One might argue that students with physical handicaps can easily live on the first floor of each of the dorms on South Campus as well as the new townhouses. However, what if a student has a parent or grandparent that requires a walker or a wheelchair? With the way our housing facilities are set up, these students wouldn’t be able to easily show off their dorm room to their family member. Furthermore, of the freshmen dorms, neither offers ramps for students with wheelchairs to enter and exit the building efficiently. Thus, freshmen students who need assistance in order to walk have no choice but to live on South Campus.

While Flowers Hall may seem more attractive to the average freshmen female due to the dorm’s coveted air-conditioned rooms, the downfall of not living in Knight or Anderson one’s freshmen year ultimately makes it more difficult for students to develop close-knit friendships with fellow students and cultivate a community with the peers in their dorm. Living in the upper-classmen dorms is vastly different from living in Knight and Anderson. Once students move to South Campus, they’ve typically established themselves and created friendships. In contrast, the majority, if not all of the students living in the freshmen dorms are united in their efforts to find their niche on campus.

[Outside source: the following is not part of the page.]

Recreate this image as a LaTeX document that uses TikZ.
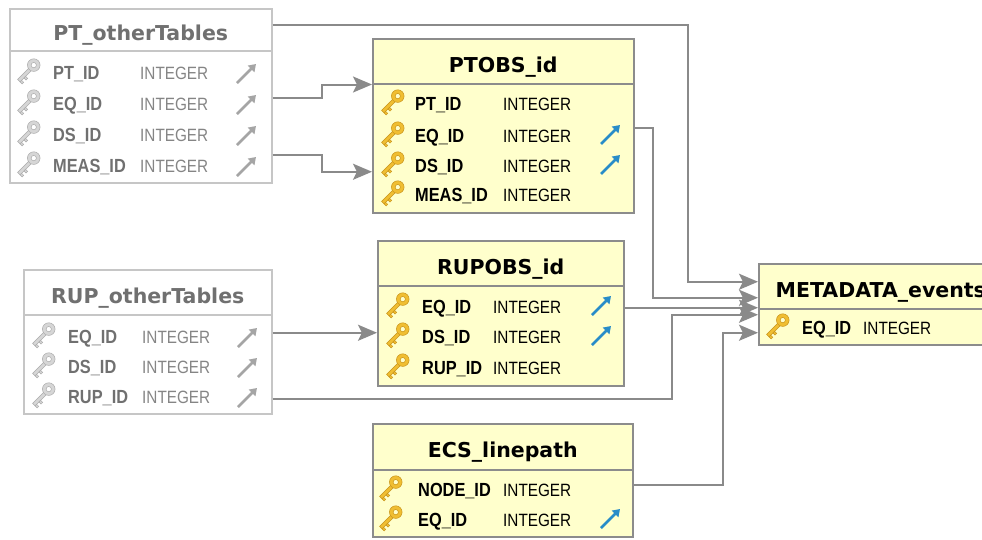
\documentclass[tikz,border=0pt]{standalone}
\usepackage{fontspec}
\setmainfont{Liberation Sans}
\newfontfamily\titlefont{DejaVu Sans}
\newfontfamily\fieldfont{Liberation Sans}[FakeStretch=0.86]
\usetikzlibrary{arrows.meta}

\definecolor{tabfill}{RGB}{255,255,204}
\definecolor{tabedge}{RGB}{140,140,140}
\definecolor{otheredge}{RGB}{198,198,198}
\definecolor{othertext}{RGB}{112,112,112}
\definecolor{linkgray}{RGB}{138,138,138}
\definecolor{keygold}{RGB}{240,190,50}
\definecolor{keygoldedge}{RGB}{200,148,28}
\definecolor{keygray}{RGB}{214,214,214}
\definecolor{keygrayedge}{RGB}{172,172,172}
\definecolor{fkblue}{RGB}{40,140,200}
\definecolor{fkgray}{RGB}{165,165,165}

\tikzset{
  tab/.style={draw=tabedge, fill=tabfill, line width=1.5pt, anchor=north west, inner sep=0pt},
  othertab/.style={draw=otheredge, fill=white, line width=1.5pt, anchor=north west, inner sep=0pt, text=othertext},
  tabtitle/.style={font=\titlefont\bfseries\fontsize{20.5}{24}\selectfont, text height=22pt, text depth=0pt},
  fieldname/.style={anchor=west, inner sep=0pt, text height=13.6pt, text depth=0pt, font=\fieldfont\bfseries\fontsize{19}{22}\selectfont},
  fieldtype/.style={anchor=west, inner sep=0pt, text height=12.7pt, text depth=0pt, font=\fieldfont\fontsize{17.8}{21}\selectfont},
  othername/.style={fieldname, text=othertext},
  othertype/.style={fieldtype, text=othertext!85},
  link/.style={draw=linkgray, line width=2pt, -{Stealth[length=19pt,width=16pt,inset=4pt]}},
  pics/pkkey/.style 2 args={code={
    \begin{scope}[scale=1.15]
    \filldraw[fill=#1, draw=#2, line width=0.5pt] (0.9,-3.6) -- (3.1,-1.4) -- (-6.9,8.6) -- (-9.1,6.4) -- cycle;
    \filldraw[fill=#1, draw=#2, line width=0.5pt] (-2.1,3.8) -- (-3.5,5.2) -- (-1.7,7.0) -- (-0.3,5.6) -- cycle;
    \filldraw[fill=#1, draw=#2, line width=0.5pt] (-5.5,7.2) -- (-6.9,8.6) -- (-5.1,10.4) -- (-3.7,9.0) -- cycle;
    \filldraw[fill=#1, draw=#2, line width=0.5pt, even odd rule] (5,-6) circle (5.5) (5,-6) circle (2.3);
    \end{scope}
  }},
  pics/fkarrow/.style={code={
    \draw[#1, line width=2.8pt, -{Triangle[length=7pt,width=9pt]}] (-10,10) -- (9,-9);
  }},
}

\begin{document}
\begin{tikzpicture}[x=1pt, y=-1pt]
  \useasboundingbox (0,0) rectangle (982,539);
  \fill[white] (0,0) rectangle (982,539);

  % PT_otherTables
  \node[othertab, tabtitle, minimum width=262, minimum height=42] (ptHead) at (9,8) {PT\_otherTables};
  \node[othertab, minimum width=262, minimum height=132] (ptBody) at (9,50) {};
  \pic at (28,72) {pkkey={keygray}{keygrayedge}};
  \node[othername] (ptPT) at (53,73) {PT\_ID};
  \node[othertype] (ptPTt) at (140,73) {INTEGER};
  \pic at (247,73) {fkarrow=fkgray};
  \pic at (28,103) {pkkey={keygray}{keygrayedge}};
  \node[othername] (ptEQ) at (53,104) {EQ\_ID};
  \node[othertype] (ptEQt) at (140,104) {INTEGER};
  \pic at (247,104) {fkarrow=fkgray};
  \pic at (28,134) {pkkey={keygray}{keygrayedge}};
  \node[othername] (ptDS) at (53,135) {DS\_ID};
  \node[othertype] (ptDSt) at (140,135) {INTEGER};
  \pic at (247,135) {fkarrow=fkgray};
  \pic at (28,165) {pkkey={keygray}{keygrayedge}};
  \node[othername] (ptMEAS) at (53,166) {MEAS\_ID};
  \node[othertype] (ptMEASt) at (140,166) {INTEGER};
  \pic at (247,166) {fkarrow=fkgray};

  % PTOBS_id
  \node[tab, tabtitle, minimum width=261, minimum height=45] (ptobsHead) at (372,38) {PTOBS\_id};
  \node[tab, minimum width=261, minimum height=129] (ptobsBody) at (372,83) {};
  \pic at (392,103) {pkkey={keygold}{keygoldedge}};
  \node[fieldname] (ptobsPT) at (415,104) {PT\_ID};
  \node[fieldtype] (ptobsPTt) at (503,104) {INTEGER};
  \pic at (392,135) {pkkey={keygold}{keygoldedge}};
  \node[fieldname] (ptobsEQ) at (415,136) {EQ\_ID};
  \node[fieldtype] (ptobsEQt) at (503,136) {INTEGER};
  \pic at (611,134) {fkarrow=fkblue};
  \pic at (392,165) {pkkey={keygold}{keygoldedge}};
  \node[fieldname] (ptobsDS) at (415,166) {DS\_ID};
  \node[fieldtype] (ptobsDSt) at (503,166) {INTEGER};
  \pic at (611,164) {fkarrow=fkblue};
  \pic at (392,194) {pkkey={keygold}{keygoldedge}};
  \node[fieldname] (ptobsMEAS) at (415,195) {MEAS\_ID};
  \node[fieldtype] (ptobsMEASt) at (503,195) {INTEGER};

  % RUP_otherTables
  \node[othertab, tabtitle, minimum width=248, minimum height=45] (rupHead) at (23,269) {RUP\_otherTables};
  \node[othertab, minimum width=248, minimum height=99] (rupBody) at (23,314) {};
  \pic at (43,336) {pkkey={keygray}{keygrayedge}};
  \node[othername] (rupEQ) at (68,337) {EQ\_ID};
  \node[othertype] (rupEQt) at (142,337) {INTEGER};
  \pic at (248,337) {fkarrow=fkgray};
  \pic at (43,366) {pkkey={keygray}{keygrayedge}};
  \node[othername] (rupDS) at (68,367) {DS\_ID};
  \node[othertype] (rupDSt) at (142,367) {INTEGER};
  \pic at (248,367) {fkarrow=fkgray};
  \pic at (43,396) {pkkey={keygray}{keygrayedge}};
  \node[othername] (rupRUP) at (68,397) {RUP\_ID};
  \node[othertype] (rupRUPt) at (142,397) {INTEGER};
  \pic at (248,397) {fkarrow=fkgray};

  % RUPOBS_id
  \node[tab, tabtitle, minimum width=246, minimum height=45] (rupobsHead) at (377,240) {RUPOBS\_id};
  \node[tab, minimum width=246, minimum height=100] (rupobsBody) at (377,285) {};
  \pic at (397,306) {pkkey={keygold}{keygoldedge}};
  \node[fieldname] (rupobsEQ) at (422,307) {EQ\_ID};
  \node[fieldtype] (rupobsEQt) at (493,307) {INTEGER};
  \pic at (602,305) {fkarrow=fkblue};
  \pic at (397,336) {pkkey={keygold}{keygoldedge}};
  \node[fieldname] (rupobsDS) at (422,337) {DS\_ID};
  \node[fieldtype] (rupobsDSt) at (493,337) {INTEGER};
  \pic at (602,335) {fkarrow=fkblue};
  \pic at (397,367) {pkkey={keygold}{keygoldedge}};
  \node[fieldname] (rupobsRUP) at (422,368) {RUP\_ID};
  \node[fieldtype] (rupobsRUPt) at (493,368) {INTEGER};

  % ECS_linepath
  \node[tab, tabtitle, minimum width=260, minimum height=46] (ecsHead) at (372,423) {ECS\_linepath};
  \node[tab, minimum width=260, minimum height=67] (ecsBody) at (372,469) {};
  \pic at (390,489) {pkkey={keygold}{keygoldedge}};
  \node[fieldname] (ecsNODE) at (418,490) {NODE\_ID};
  \node[fieldtype] (ecsNODEt) at (503,490) {INTEGER};
  \pic at (390,519) {pkkey={keygold}{keygoldedge}};
  \node[fieldname] (ecsEQ) at (418,520) {EQ\_ID};
  \node[fieldtype] (ecsEQt) at (503,520) {INTEGER};
  \pic at (611,518) {fkarrow=fkblue};

  % METADATA_events
  \node[tab, tabtitle, minimum width=244, minimum height=45] (metaHead) at (758,263) {METADATA\_events};
  \node[tab, minimum width=244, minimum height=36] (metaBody) at (758,308) {};
  \pic at (777,327) {pkkey={keygold}{keygoldedge}};
  \node[fieldname] (metaEQ) at (802,328) {EQ\_ID};
  \node[fieldtype] (metaEQt) at (863,328) {INTEGER};

  % Connectors
  \draw[link] ([yshift=19]ptBody.east) -| ([xshift=-50]ptobsHead.south west) -- (ptobsHead.south west);
  \draw[link] ([yshift=-38]ptBody.east) -| ([xshift=-50,yshift=-23.5]ptobsBody.west) -- ([yshift=-23.5]ptobsBody.west);
  \draw[link] ([yshift=31.5]rupBody.east) -- ([yshift=3]rupobsBody.west);
  \draw[link] ([yshift=5]ptHead.east) -| ([xshift=-70,yshift=4.5]metaHead.west) -- ([yshift=4.5]metaHead.west);
  \draw[link] ([yshift=20.5]ptobsBody.east) -| ([xshift=-105,yshift=-11.5]metaHead.west) -- ([yshift=-11.5]metaHead.west);
  \draw[link] ([yshift=28]rupobsBody.east) -- ([yshift=-21.5]metaHead.west);
  \draw[link] ([yshift=-34.5]rupBody.east) -| ([xshift=-86,yshift=12]metaBody.west) -- ([yshift=12]metaBody.west);
  \draw[link] ([yshift=18.5]ecsBody.east) -| ([xshift=-35,yshift=-6]metaBody.west) -- ([yshift=-6]metaBody.west);
\end{tikzpicture}
\end{document}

This writer has made mention in a previous issue that the housing on campus is unacceptable. The lack of handicap provisions in our dorms is part of this issue. If Georgetown’s aim is to promote a diverse environment, then the administration must be willing to provide the means necessary to attract students with disabilities. An elevator was installed in the President’s House long before Dr. Crouch took office. It seems as though if the college can accommodate the president, the college should aim to accommodate its constituents. Hollis, a student who has experienced the need for handicap accessibility firsthand, believes that need for handicap accessibility should be a priority for Georgetown. She says, “GC needs to make these accommodations so that campus can be readily accessible to everyone.” This writer agrees and believes that this change could be a feasible step in the right direction for the college.

And if you don’t know, now you know, Tigas.